Ballard Power Systems has been working to develop and commercialize Proton Exchange Membrane (PEM) fuel cell power plants for stationary power markets. PEM's capabilities of flexible operation and multiple market platforms bodes well for success in the stationary power market. Ballard's stationary commercialization program is now in its second phase. The construction and successful operation of a 10 kW natural gas fueled, proof-of-concept power plant marked the completion of phase one.

In the second phase, we are developing a 250 kW market entry power plant. This paper discusses Ballard's power plant development plan philosophy, the benefits from this approach, and our current status.

Power Plant Development Plan and Benefits

The Power Plant development plan portion of our commercialization drive consists of:

1. Definition of market needs.

2. Establish a specification for the selected product with help from potential users.

3. Conduct system design and cost trade off studies to define the optimum combination of component technologies and designs in an integrated system to meet the specification.

4. Initiate the Power Plant development effort using available component designs and technologies.

5. Initiate component development and technology advancement programs guided by power plant needs.

6. Field test early power plants to mature reliability of the power plant in the real world of the customer.

7. Upgrade power plants with improvements to the system and components from parallel development and technology programs to enhance functionality, reliability and cost.

8. Periodically adjust vision and development/technology plans based on new information from field testing, design, development/technology programs, cost analysis, user input, and market needs.

The outstanding benefits of this development plan are:

1. A vision for the product at the power plant systems level is established based upon market information to guide technology and power plant development programs. This power plant level specificity prevents unfocused research and development efforts.

2. This vision communicates the product to customers, management, and investors.

3. A corporate vision including multiple product visions and attendant development plans helps to integrate technology and development efforts to improve the efficiency of the overall effort. Test equipment, manufacturing equipment, test and development activities, for example, can encompass a wider range of effect for a small additional effort. The net result is that the programs are less expensive and lead to better, more refined products in the shortest possible time.

250 kW Class Engineering Prototype Power Plant Development Status

The 10 kW proof of concept power plant has successfully demonstrated its key objectives. The power plant was packaged and incorporated all major design features of the commercial unit including pressurization, integral fin-fan cooling heat exchanger, natural gas fuel processor, high voltage stack, inverter, automatic controls, full turndown (0 to 10 kW net AC), load transients and multiple starts.

The 250 kW class engineering prototype power plant is scheduled for assembly with mechanical and electrical verification during the 1st quarter of 1997. Commissioning and initial testing will be completed during the 2nd quarter of 1997. Detailed design of the engineering prototype is now complete, and construction underway. This first unit is 8' x 8' x 24' and weighs 35,000 pounds. This developmental power plant is about 6 feet longer and weighs about 10,000 pounds more than the commercial power plant vision because it contains developmental components, extra hardware for flexibility to prevent component mismatch problems, significant engineering instrumentation, and additional space for access.
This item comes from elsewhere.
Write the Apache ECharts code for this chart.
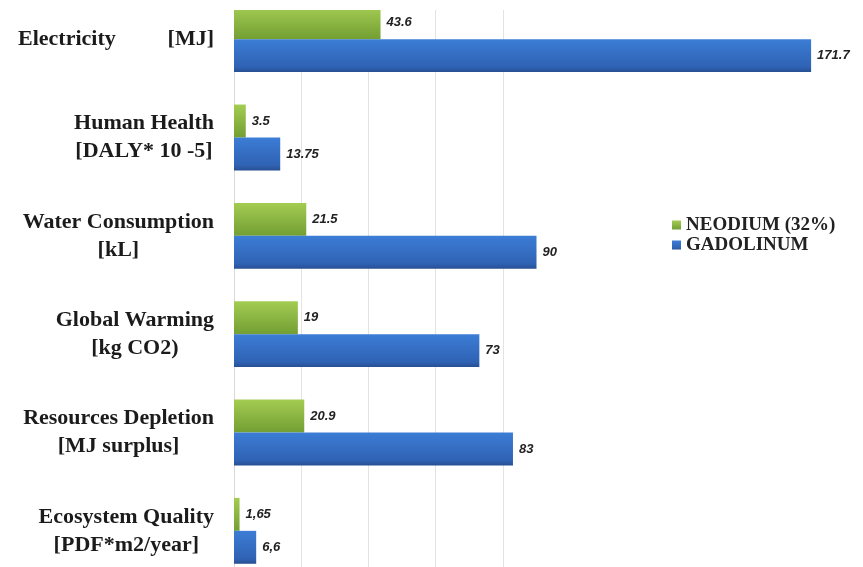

Successful operation of the Fuel Processing Subsystem (FPS) up to full power has been achieved. The data has verified the component and subsystem models and sub scale test results used to effect the scale up. Figure 1 shows the 250 kW reformer which is about 40 cubic feet. This is the smallest reformer for its capacity in existence.

Successful operation of the Air Pressurization Subsystem (APS) up to full power has also been achieved. Figure 2 shows the dual turbocharger assembly with inter-cooler attached as it is being constructed to the power plant configuration.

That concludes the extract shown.